Holosun vs Trijicon FAQ
Is Trijicon better than Holosun?
Trijicon is generally the more proven, US-made premium option and the industry benchmark, especially for duty and magnified optics, but it costs roughly three times as much. For most buyers Holosun delivers the better value and more features, which is why it dominates the red-dot market.
Which is cheaper, Holosun or Trijicon?
Holosun, by a wide margin — a comparable red dot is often about one-third the price of the Trijicon equivalent.
Do the military and police use Holosun or Trijicon?
Trijicon has the long military and law-enforcement legacy, from the ACOG to the RMR. Holosun has rapidly gained trust and is now widely used by individual professionals and some agencies on value and features.
Is a Trijicon RMR worth the extra money over a Holosun?
If you need the two-decade duty track record, want US manufacturing, or use your gear at the hardest end, yes.
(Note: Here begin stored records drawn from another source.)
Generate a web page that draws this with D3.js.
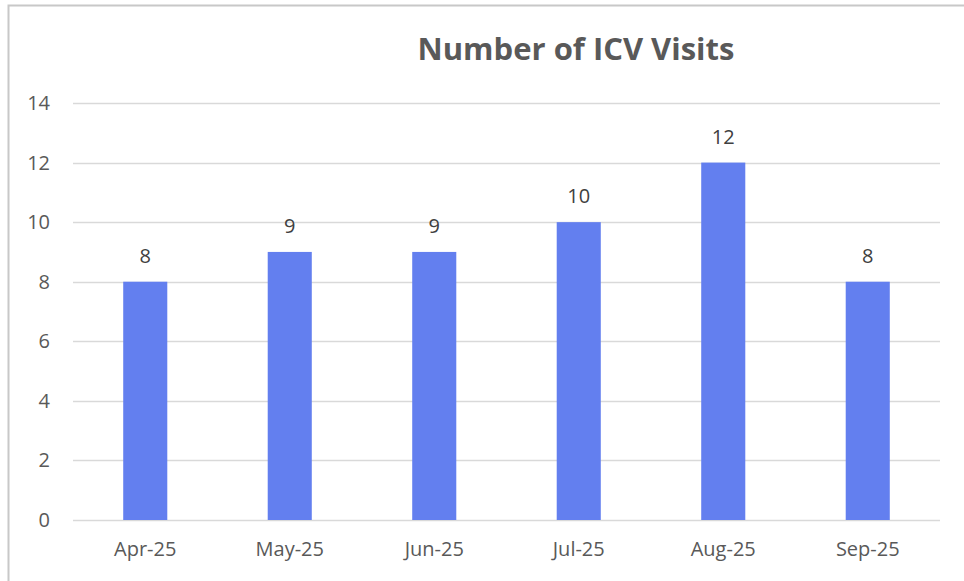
<!DOCTYPE html>
<html>
<head>
<meta charset="utf-8">
<script src="https://cdn.jsdelivr.net/npm/d3@7"></script>
<style>
  body { margin: 0; background: #fff; }
  svg { display: block; }
</style>
</head>
<body>
<div id="chart"></div>
<script>
var months = ["Apr-25", "May-25", "Jun-25", "Jul-25", "Aug-25", "Sep-25"];
var visits = [8, 9, 9, 10, 12, 8];
var yTicks = [0, 2, 4, 6, 8, 10, 12, 14];

var width = 964, height = 581;
var margin = {top: 103, right: 24, bottom: 61, left: 73};
var font = "'Open Sans', sans-serif";

var svg = d3.select("#chart").append("svg")
  .attr("width", width)
  .attr("height", height);

// outer frame of the chart area
svg.append("path")
  .attr("d", "M8.5,581 V5.5 H964")
  .attr("fill", "none")
  .attr("stroke", "#c8c8c8")
  .attr("stroke-width", 2);

var x = d3.scaleBand()
  .domain(months)
  .range([margin.left, width - margin.right])
  .paddingInner(0.695)
  .paddingOuter(0.3475);

var y = d3.scaleLinear()
  .domain([0, 14])
  .range([height - margin.bottom, margin.top]);

// gridlines
svg.append("g")
  .selectAll("line")
  .data(yTicks)
  .join("line")
  .attr("x1", margin.left)
  .attr("x2", width - margin.right)
  .attr("y1", function(d) { return Math.round(y(d)) + 0.5; })
  .attr("y2", function(d) { return Math.round(y(d)) + 0.5; })
  .attr("stroke", "#d9d9d9")
  .attr("stroke-width", 1.5);

// y labels
svg.append("g")
  .selectAll("text")
  .data(yTicks)
  .join("text")
  .attr("x", 50)
  .attr("y", function(d) { return y(d); })
  .attr("dy", "0.35em")
  .attr("text-anchor", "end")
  .attr("font-family", font)
  .attr("font-size", 20)
  .attr("fill", "#595959")
  .text(function(d) { return d; });

// bars
svg.append("g")
  .selectAll("rect")
  .data(visits)
  .join("rect")
  .attr("x", function(d, i) { return x(months[i]); })
  .attr("y", function(d) { return y(d); })
  .attr("width", x.bandwidth())
  .attr("height", function(d) { return y(0) - y(d); })
  .attr("fill", "#637fef");

// value labels
svg.append("g")
  .selectAll("text")
  .data(visits)
  .join("text")
  .attr("x", function(d, i) { return x(months[i]) + x.bandwidth() / 2; })
  .attr("y", function(d) { return y(d) - 19; })
  .attr("text-anchor", "middle")
  .attr("font-family", font)
  .attr("font-size", 20)
  .attr("fill", "#404040")
  .text(function(d) { return d; });

// x labels
svg.append("g")
  .selectAll("text")
  .data(months)
  .join("text")
  .attr("x", function(d) { return x(d) + x.bandwidth() / 2; })
  .attr("y", height - margin.bottom + 36)
  .attr("text-anchor", "middle")
  .attr("font-family", font)
  .attr("font-size", 20)
  .attr("fill", "#595959")
  .text(function(d) { return d; });

// title
svg.append("text")
  .attr("x", 576)
  .attr("y", 60)
  .attr("text-anchor", "middle")
  .attr("font-family", font)
  .attr("font-size", 31)
  .attr("font-weight", "bold")
  .attr("fill", "#595959")
  .text("Number of ICV Visits");
</script>
</body>
</html>
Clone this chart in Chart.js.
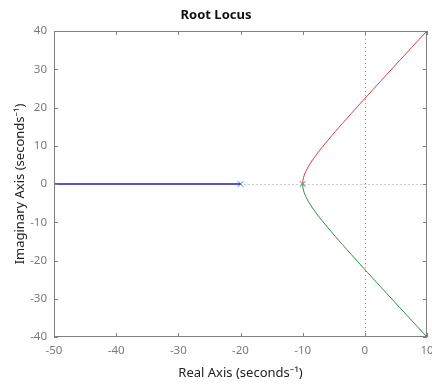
<!DOCTYPE html>
<html>
<head>
<meta charset="utf-8">
<script src="https://cdn.jsdelivr.net/npm/chart.js@4"></script>
<style>
  body { margin: 0; background: #fff; }
  #wrap { width: 432px; height: 386px; }
</style>
</head>
<body>
<div id="wrap"><canvas id="myChart"></canvas></div>
<script>
// branch leaving the double pole upward (red)
const upRe = [-10, -9.96, -9.84, -9.63, -9.31, -8.85, -8.17, -6.91, -5.6, -4.72, -3.6, -2.16, -0.22, 2.51, 6.61, 10.23];
const upIm = [0, 0.88, 1.79, 2.78, 3.89, 5.2, 6.83, 9.51, 12.08, 13.76, 15.84, 18.47, 21.97, 26.83, 34.06, 40.42];
// branch leaving downward (green)
const downRe = [-10, -9.96, -9.84, -9.63, -9.31, -8.85, -8.17, -6.91, -5.6, -4.72, -3.6, -2.16, -0.22, 2.51, 6.61, 10.23];
const downIm = [0, -0.88, -1.79, -2.78, -3.89, -5.2, -6.83, -9.51, -12.08, -13.76, -15.84, -18.47, -21.97, -26.83, -34.06, -40.42];
// real-axis branch (blue)
const realRe = [-20, -55];
const realIm = [0, 0];
// open loop poles
const poleRe = [-20, -10];
const poleIm = [0, 0];

const xTicks = [-50, -40, -30, -20, -10, 0, 10];
const yTicks = [-40, -30, -20, -10, 0, 10, 20, 30, 40];

const pts = (xs, ys) => xs.map((x, i) => ({ x: x, y: ys[i] }));

const boxPlugin = {
    id: "box",
    beforeDatasetsDraw(chart) {
        const { ctx, chartArea: a, scales: { x, y } } = chart;
        ctx.save();
        ctx.strokeStyle = "#9a9a9a";
        ctx.lineWidth = 1;
        ctx.setLineDash([1, 3]);
        const x0 = Math.round(x.getPixelForValue(0)) + 0.5;
        const y0 = Math.round(y.getPixelForValue(0)) + 0.5;
        ctx.beginPath();
        ctx.moveTo(x0, a.top); ctx.lineTo(x0, a.bottom);
        ctx.moveTo(x.getPixelForValue(-20), y0); ctx.lineTo(a.right, y0);
        ctx.stroke();
        ctx.restore();
    },
    afterDatasetsDraw(chart) {
        const { ctx, chartArea: a, scales: { x, y } } = chart;
        ctx.save();
        ctx.strokeStyle = "#808080";
        ctx.lineWidth = 1;
        ctx.strokeRect(Math.round(a.left) + 0.5, Math.round(a.top) + 0.5,
            Math.round(a.right - a.left) - 1, Math.round(a.bottom - a.top) - 1);
        ctx.beginPath();
        xTicks.forEach(v => {
            const px = Math.round(x.getPixelForValue(v)) + 0.5;
            ctx.moveTo(px, a.top); ctx.lineTo(px, a.top + 4);
            ctx.moveTo(px, a.bottom); ctx.lineTo(px, a.bottom - 4);
        });
        yTicks.forEach(v => {
            const py = Math.round(y.getPixelForValue(v)) + 0.5;
            ctx.moveTo(a.left, py); ctx.lineTo(a.left + 4, py);
            ctx.moveTo(a.right, py); ctx.lineTo(a.right - 4, py);
        });
        ctx.stroke();
        ctx.restore();
    }
};

Chart.defaults.font.family = "'Noto Sans', sans-serif";

new Chart(document.getElementById("myChart"), {
    type: "scatter",
    data: {
        datasets: [
            {
                data: pts(realRe, realIm),
                showLine: true,
                borderColor: "#1c1cb4",
                borderWidth: 1.4,
                pointRadius: 0,
                tension: 0
            },
            {
                data: pts(upRe, upIm),
                showLine: true,
                borderColor: "#d83a48",
                borderWidth: 1,
                pointRadius: 0,
                tension: 0.3
            },
            {
                data: pts(downRe, downIm),
                showLine: true,
                borderColor: "#2e8b40",
                borderWidth: 1,
                pointRadius: 0,
                tension: 0.3
            },
            {
                data: pts(poleRe, poleIm),
                showLine: false,
                pointStyle: "crossRot",
                pointRadius: 4,
                pointBorderWidth: 1,
                pointBorderColor: ["#4f7fe0", "#2f9a90"],
                pointBackgroundColor: "transparent"
            }
        ]
    },
    options: {
        responsive: true,
        maintainAspectRatio: false,
        animation: false,
        events: [],
        layout: { padding: 0 },
        clip: { left: 0, top: 0, right: 0, bottom: 0 },
        plugins: {
            legend: { display: false },
            tooltip: { enabled: false },
            title: {
                display: true,
                text: "Root Locus",
                color: "#111",
                font: { size: 13, weight: "bold" },
                padding: { top: 7, bottom: 8.4 }
            }
        },
        scales: {
            x: {
                type: "linear",
                min: -50,
                max: 10,
                afterBuildTicks: s => { s.ticks = xTicks.map(v => ({ value: v })); },
                afterFit: s => { s.height = 49; s.paddingLeft = 0; s.paddingRight = 0; },
                grid: { display: false, drawTicks: false },
                border: { display: false },
                ticks: { color: "#7a7a7a", font: { size: 11.5 }, padding: 7, maxRotation: 0 },
                title: {
                    display: true,
                    text: "Real Axis (seconds\u207B\u00B9)",
                    color: "#222",
                    font: { size: 13 },
                    padding: { top: 0, bottom: 5 }
                }
            },
            y: {
                type: "linear",
                min: -40,
                max: 40,
                afterBuildTicks: s => { s.ticks = yTicks.map(v => ({ value: v })); },
                afterFit: s => { s.width = 54; },
                grid: { display: false, drawTicks: false },
                border: { display: false },
                ticks: { color: "#7a7a7a", font: { size: 11.5 }, padding: 7 },
                title: {
                    display: true,
                    text: "Imaginary Axis (seconds\u207B\u00B9)",
                    color: "#222",
                    font: { size: 13 },
                    padding: { top: 12, bottom: 0 }
                }
            }
        }
    },
    plugins: [boxPlugin]
});
</script>
</body>
</html>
For typical carry and range use, a Holosun 507C or 509T covers the same needs for far less.
What is the best Holosun pistol red dot?
The 507C X2 for a full-size pistol, and the 507K or EPS Carry for a concealed-carry gun. The enclosed-emitter 509T is the pick if you want maximum reliability.
What is the best Trijicon pistol red dot?
The RMR (and newer RMR HD) is the duty standard; the SRO, with its larger window, is the favorite for competition and range use.
Are Holosun and Trijicon made in the USA?
Trijicon manufactures its optics in the United States, in Wixom, Michigan. Holosun is a US company headquartered in California but has its optics manufactured in China.
Does the Trijicon ACOG use a battery?
No. The ACOG’s reticle is illuminated by tritium and fiber optics, so it glows without any battery — one of the reasons it is so trusted as a combat optic.